The looming uncertainty of the offseason, the coaching situation, and the possibility of change were irrelevant.
The emotions that had to be pent up loss after loss finally had to be sorted through.
“Frustrating, disappointing, just a lot of negative things to sum up this season,” said linebacker Nick Clancy, who came back for a fifth year with no guarantee that he’d actually play, and became one of the nation’s leading tacklers. “I wish we could go back and figure out what we did we need to do to win those games.”
Pointing to the numbers that haunted the Eagles all season — and Saturday, those numbers were 3 of 15 on third down, three turnovers, four costly penalties — was pointless.
The toll that the season took on them was obvious.
“There’s a million different, I wouldn’t say negative feelings, but we had a lot of hope this season at times,” Rettig said. “We had opportunities and we didn’t take advantage of them. However you want to write that, that’s how we feel.”
Only one team in BC history lost more games than this year’s team — the 1978 team that went 0-11. The lows had been recounted again and again. The last-minute punch to the heart at Army that seemed to leave them airless. The one win over a Bowl Subdivision team.
Once it was done, they were left to think about what malfunctioned and what needs to get better, and the echoing sentiment wasn’t anything on the field — or even on the sideline — it was accountability off of it.
“We’re going to turn it around, that’s the message,” receiver Alex Amidon said. “It’s on the player, it’s on me. I take a lot of responsibility for a lot of what happened this year. Not being a leader, not stepping up and holding people accountable, and the kids coming back next year, we’re going to change it. We’re all going to change it.
“The one thing we can take from it is it’s going to leave such a bitter taste in our mouths for this offseason that we’re not going to get complacent. We’re not going to let people slack off. We need to step up as leaders.”
Clancy’s regret was the same.
“I would have been a lot more vocal in terms of pulling guys aside and letting them know the right way of doing things,” Clancy said. “I think that was something we missed this year in terms of leadership, is guys not calling other guys out. That’s just how it is on a team. You can’t be afraid to call somebody out when he’s not doing something right.
“Then on the other side, the guys getting called out should be man enough to know that what he’s doing is wrong and he needs to change it for the betterment of the team.”
This was the last huddle of a lost season, but players will keep talking, keep thinking, keeping trying to figure out ways to fix it even if they couldn’t do it this year.
Clancy said he will reach out to the players coming back and tell them what they already know — that the need for leadership among players above all else is an urgent one.

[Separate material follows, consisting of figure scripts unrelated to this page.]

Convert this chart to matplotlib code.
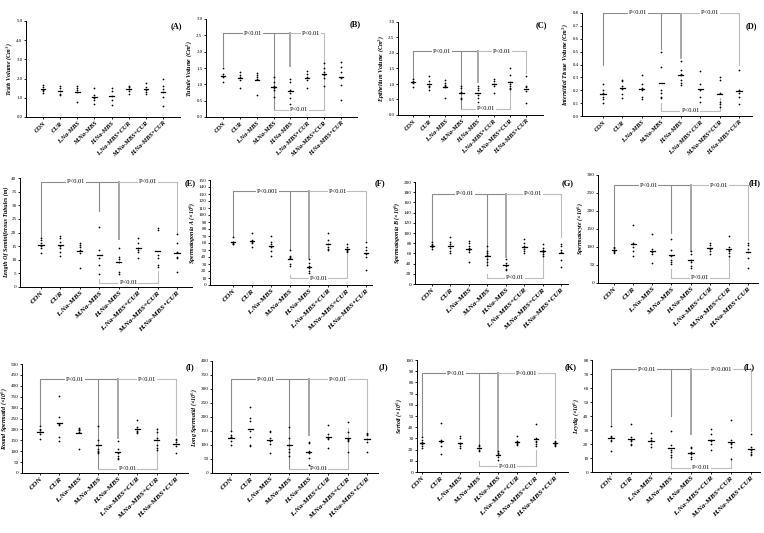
import numpy as np
import matplotlib
matplotlib.use("Agg")
import matplotlib.pyplot as plt

plt.rcParams['font.family'] = ['Liberation Serif', 'DejaVu Serif']

groups = ["CON", "CUR", "L.Na-MBS", "M.Na-MBS", "H.Na-MBS",
          "L.Na-MBS+CUR", "M.Na-MBS+CUR", "H.Na-MBS+CUR"]

# individual values per group
testis_vol = [[1.66, 1.54, 1.43, 1.36, 1.26], [1.61, 1.49, 1.36, 1.22, 1.14],
              [1.61, 1.50, 1.40, 1.29, 0.79], [1.49, 1.14, 1.00, 0.87, 0.70],
              [1.52, 1.36, 1.10, 0.87, 0.61], [1.63, 1.54, 1.45, 1.35, 1.22],
              [1.75, 1.54, 1.43, 1.31, 1.19], [1.98, 1.60, 1.45, 1.30, 1.05, 0.56]]
tubule_vol = [[1.49, 1.32, 1.25, 1.21, 1.08], [1.39, 1.28, 1.21, 1.13, 0.90],
              [1.36, 1.28, 1.21, 1.15, 0.67], [1.23, 1.08, 0.95, 0.88, 0.82, 0.62],
              [1.15, 1.08, 0.82, 0.74, 0.57, 0.39], [1.42, 1.32, 1.21, 1.13, 0.90],
              [1.66, 1.49, 1.39, 1.28, 1.18, 0.95], [1.69, 1.54, 1.39, 1.18, 0.98, 0.53]]
epith_vol = [[1.15, 1.10, 1.07, 1.03, 0.90], [1.25, 1.10, 1.00, 0.95, 0.90, 0.80],
             [1.12, 1.02, 0.97, 0.93, 0.90, 0.55], [0.95, 0.88, 0.75, 0.70, 0.55, 0.50],
             [0.92, 0.88, 0.80, 0.65, 0.55, 0.42], [1.15, 1.10, 1.00, 0.95, 0.72],
             [1.50, 1.30, 1.08, 1.00, 0.92, 0.88, 0.85], [1.25, 0.95, 0.90, 0.78, 0.38]]
interst_vol = [[0.25, 0.20, 0.18, 0.17, 0.15, 0.13, 0.10], [0.28, 0.27, 0.23, 0.21, 0.17, 0.14],
               [0.32, 0.25, 0.22, 0.21, 0.20, 0.15, 0.13], [0.50, 0.38, 0.20, 0.18, 0.15, 0.14],
               [0.43, 0.36, 0.33, 0.32, 0.28, 0.26, 0.24], [0.35, 0.25, 0.20, 0.15, 0.11],
               [0.30, 0.28, 0.18, 0.11, 0.09, 0.07], [0.36, 0.20, 0.18, 0.15, 0.09]]
tubule_len = [[17.8, 17.2, 16.0, 15.1, 14.4, 12.3], [18.7, 17.8, 16.6, 15.1, 14.4, 12.9, 11.3],
              [16.0, 15.4, 14.8, 13.5, 12.3, 6.8], [22.2, 13.5, 10.5, 8.2, 4.6],
              [14.4, 11.0, 10.2, 9.0, 5.5, 4.9], [18.1, 16.0, 14.2, 13.5, 12.7, 10.7],
              [21.5, 20.9, 11.7, 10.5, 8.2, 7.4], [19.3, 16.0, 12.7, 11.0, 10.5, 5.5]]
sperm_a = [[68, 62, 61, 60, 59, 58], [75, 65, 62, 60, 55],
           [70, 62, 58, 55, 48, 42], [50, 42, 40, 38, 30, 27],
           [37, 32, 27, 24, 20, 17], [74, 64, 58, 55, 52, 50],
           [58, 55, 52, 50, 48, 47], [62, 55, 50, 45, 40, 21]]
sperm_b = [[82, 78, 76, 74, 72, 68], [92, 82, 78, 74, 70, 65, 60],
           [85, 80, 74, 70, 67, 62, 44], [74, 65, 60, 56, 50, 44, 38],
           [50, 42, 38, 35, 30, 28], [88, 80, 75, 72, 68, 64, 60],
           [78, 70, 66, 62, 58, 55], [78, 74, 66, 62, 48, 34]]
spermatocyte = [[100, 96, 93, 90, 86, 84], [160, 110, 107, 100, 90, 75],
                [135, 95, 90, 85, 80, 55], [122, 92, 75, 65, 57, 52],
                [88, 80, 65, 57, 47, 42], [110, 105, 98, 95, 90, 80],
                [130, 100, 92, 88, 82, 75], [112, 105, 95, 85, 70, 42]]
round_sp = [[215, 200, 195, 190, 180, 158], [352, 255, 225, 222, 165, 148],
            [208, 200, 198, 195, 190, 110], [215, 150, 110, 100, 95, 92],
            [148, 110, 92, 80, 70, 65], [245, 210, 200, 192, 188, 185],
            [200, 188, 160, 130, 115, 105], [158, 150, 140, 125, 90]]
long_sp = [[150, 135, 130, 128, 115, 100], [235, 195, 185, 150, 130, 100, 95],
           [150, 145, 125, 115, 105, 70], [165, 125, 100, 85, 75, 60],
           [112, 108, 80, 70, 55, 30], [170, 140, 130, 125, 120, 90],
           [182, 145, 120, 118, 115, 75], [142, 140, 135, 120, 110, 75]]
sertoli = [[31, 29, 27, 25, 23, 21], [44, 29, 27, 23, 16],
           [32, 30, 26, 25, 23, 21], [24, 23, 21, 20, 19],
           [19, 17, 16, 15, 13, 11], [32, 28, 27, 26, 25, 24],
           [43, 30, 28, 27, 25, 23], [28, 27, 26, 25, 24, 23]]
leydig = [[33, 26, 25, 23, 22, 15], [34, 25, 23, 22, 20, 19],
          [28, 24, 23, 22, 20, 18], [29, 19, 16, 14, 12, 11],
          [18, 17, 14, 13, 11, 9], [31, 27, 23, 22, 20, 16],
          [37, 23, 21, 20, 18, 9], [27, 18, 16, 14, 13, 12]]

ylabels = ["Testis Volume (Cm$^3$)", "Tubule Volume (Cm$^3$)",
           "Epithelium Volume (Cm$^3$)", "Interstitial Tissue Volume (Cm$^3$)",
           "Length Of Seminiferous Tubules (m)", "Spermatogonia A (\u00d710$^6$)",
           "Spermatogonia B (\u00d710$^6$)", "Spermatocyte (\u00d710$^6$)",
           "Round Spermatid (\u00d710$^6$)", "Long Spermatid (\u00d710$^6$)",
           "Sertoli (\u00d710$^6$)", "Leydig (\u00d710$^6$)"]
letters = list("ABCDEFGHIJKL")
pvals = [None,
         ("P<0.01", "P<0.01", "P<0.01"), ("P<0.01", "P<0.01", "P<0.01"),
         ("P<0.01", "P<0.01", "P<0.01"), ("P<0.01", "P<0.01", "P<0.01"),
         ("P<0.001", "P<0.01", "P<0.01"), ("P<0.01", "P<0.01", "P<0.01"),
         ("P<0.01", "P<0.01", "P<0.01"), ("P<0.01", "P<0.01", "P<0.01"),
         ("P<0.01", "P<0.01", "P<0.01"), ("P<0.01", "P<0.001", "P<0.01"),
         ("P<0.01", "P<0.001", "P<0.01")]
data = [testis_vol, tubule_vol, epith_vol, interst_vol, tubule_len, sperm_a,
        sperm_b, spermatocyte, round_sp, long_sp, sertoli, leydig]

W, H = 764, 533
# pixel layout: y-axis x, x-axis end, CON x, last group x, top y, zero y
layout = [(26, 180, 43, 163, 21, 117), (206, 357, 223, 341, 19, 117),
          (398, 543, 413, 526, 22, 115), (582, 752, 603, 739, 13, 116),
          (20, 192, 41, 177, 178, 287), (210, 372, 233, 366, 180, 285),
          (415, 568, 432, 561, 182, 284), (598, 758, 614, 748, 175, 283),
          (22, 188, 40, 176, 364, 473), (212, 378, 231, 367, 361, 473),
          (417, 568, 422, 555, 360, 472), (592, 760, 611, 751, 360, 472)]
yticks = [(5, 1, "%.1f"), (3, 0.5, "%.1f"), (3, 0.5, "%.1f"), (0.8, 0.1, "%.1f"),
          (40, 5, "%d"), (150, 10, "%d"), (200, 20, "%d"), (300, 50, "%d"),
          (500, 50, "%d"), (400, 50, "%d"), (100, 10, "%d"), (80, 10, "%d")]
# bracket levels: top, bottom, CON drop, M drop, H drop, right end, right drop, M low rise, M+CUR rise
brk = [None,
       (2.57, 0.22, 1.55, 0.22, 1.55, 7, 0.22, 0.22, 0.22),
       (2.05, 0.20, 1.20, 0.20, 1.05, 8, 1.35, 0.20, 0.80),
       (0.80, 0.04, 0.40, 0.52, 0.45, 8, 0.40, 0.10, 0.14),
       (38.7, 1.6, 18.5, 28, 17.5, 8, 20, 3, 6),
       (134, 10, 70, 52, 38, 8, 65, 15, 45),
       (177, 12, 85, 38, 52, 8, 93, 20, 60),
       (271, 15, 105, 139, 88, 8, 120, 40, 75),
       (431, 20, 220, 20, 160, 8, 175, 20, 205),
       (335, 15, 155, 15, 135, 8, 150, 15, 160),
       (88, 5, 32, 25, 18, 8, 30, 10, 20),
       (73.5, 3, 34, 40, 27, 8, 29, 10, 10)]
label_pos = [(176, 26), (355, 24), (541, 25), (751, 26),
             (190, 183), (380, 183), (568, 183), (755, 183),
             (190, 367), (383, 367), (571, 367), (749, 367)]

dark = '#8c8c8c'
light = '#bdbdbd'
xpos = np.arange(1, 9)

fig = plt.figure(figsize=(W / 100, H / 100), dpi=100)
for i in range(12):
    yx, xend, cx, lx, ty, zy = layout[i]
    s = (lx - cx) / 7.0
    ax = fig.add_axes([yx / W, 1 - zy / H, (xend - yx) / W, (zy - ty) / H])
    ymax, step, fmt = yticks[i]
    ax.set_ylim(0, ymax)
    ax.set_xlim(1 - (cx - yx) / s, 8 + (xend - lx) / s)
    row_small = i < 4
    fs_tick = 3.5 if row_small else 3.7
    fs_cat = 4.6 if row_small else 5.4

    vals = data[i]
    for k, v in enumerate(vals):
        ax.scatter(np.full(len(v), xpos[k]), v, s=1.6, color='black', lw=0, zorder=3)
        ax.plot([xpos[k] - 0.13, xpos[k] + 0.13], [np.mean(v)] * 2,
                color='black', lw=0.9, zorder=3)

    if brk[i] is not None:
        T, B, con_lo, m_lo, h_lo, r_end, r_lo, mb_hi, mc_hi = brk[i]
        p1, p2, p3 = pvals[i]
        lw = 0.8
        ax.plot([1, 1, 5], [con_lo, T, T], color=dark, lw=lw, zorder=1)
        ax.plot([4, 4], [T, m_lo], color=dark, lw=lw, zorder=1)
        ax.plot([5, 5], [T, h_lo], color='#a6a6a6', lw=1.4, zorder=1)
        ax.plot([5, r_end, r_end], [T, T, r_lo], color=light, lw=lw, zorder=1)
        ax.plot([4, 4, 7, 7], [mb_hi, B, B, mc_hi], color=light, lw=lw, zorder=1)
        bb = dict(facecolor='white', edgecolor='none', pad=0.6)
        ax.text(2.8, T, p1, fontsize=4.6, ha='center', va='center', bbox=bb, zorder=2)
        ax.text(6.2 if r_end == 7 else 6.5, T, p2, fontsize=4.6, ha='center',
                va='center', bbox=bb, zorder=2)
        ax.text(5.5, B, p3, fontsize=4.6, ha='center', va='center', bbox=bb, zorder=2)

    ax.spines['top'].set_visible(False)
    ax.spines['right'].set_visible(False)
    for sp in ('left', 'bottom'):
        ax.spines[sp].set_linewidth(0.7)
    ax.set_yticks(np.arange(0, ymax + step / 2, step))
    ax.set_yticklabels([fmt % t for t in np.arange(0, ymax + step / 2, step)],
                       fontsize=fs_tick)
    ax.set_xticks(xpos)
    ax.set_xticklabels(groups, rotation=45, ha='right', rotation_mode='anchor',
                       fontsize=fs_cat, style='italic', fontweight='bold')
    ax.tick_params(length=1.5, width=0.6, pad=1.0)
    ax.set_ylabel(ylabels[i], fontsize=4.3, style='italic', fontweight='bold',
                  labelpad=1.5)
    lx_, ly_ = label_pos[i]
    fig.text(lx_ / W, 1 - ly_ / H, "(%s)" % letters[i], fontsize=6,
             fontweight='bold', ha='center', va='center')

fig.savefig("out.png", dpi=100)
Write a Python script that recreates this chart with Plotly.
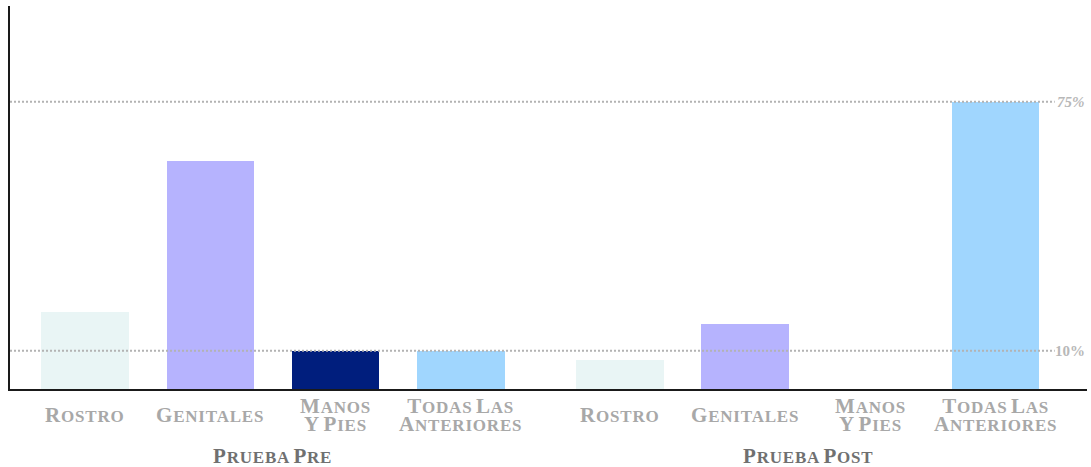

“The message from me is going to be you just need to go out there and you need to lead by example and you need to do what’s right,” Clancy said. “You can’t be afraid to call anybody out because that’s just the way it is. Iron sharpens iron, and if you say you want to be the best, you have to perform like you’re the best. You can’t just B.S. people, you’ve got to be about it. You can’t just talk about it.”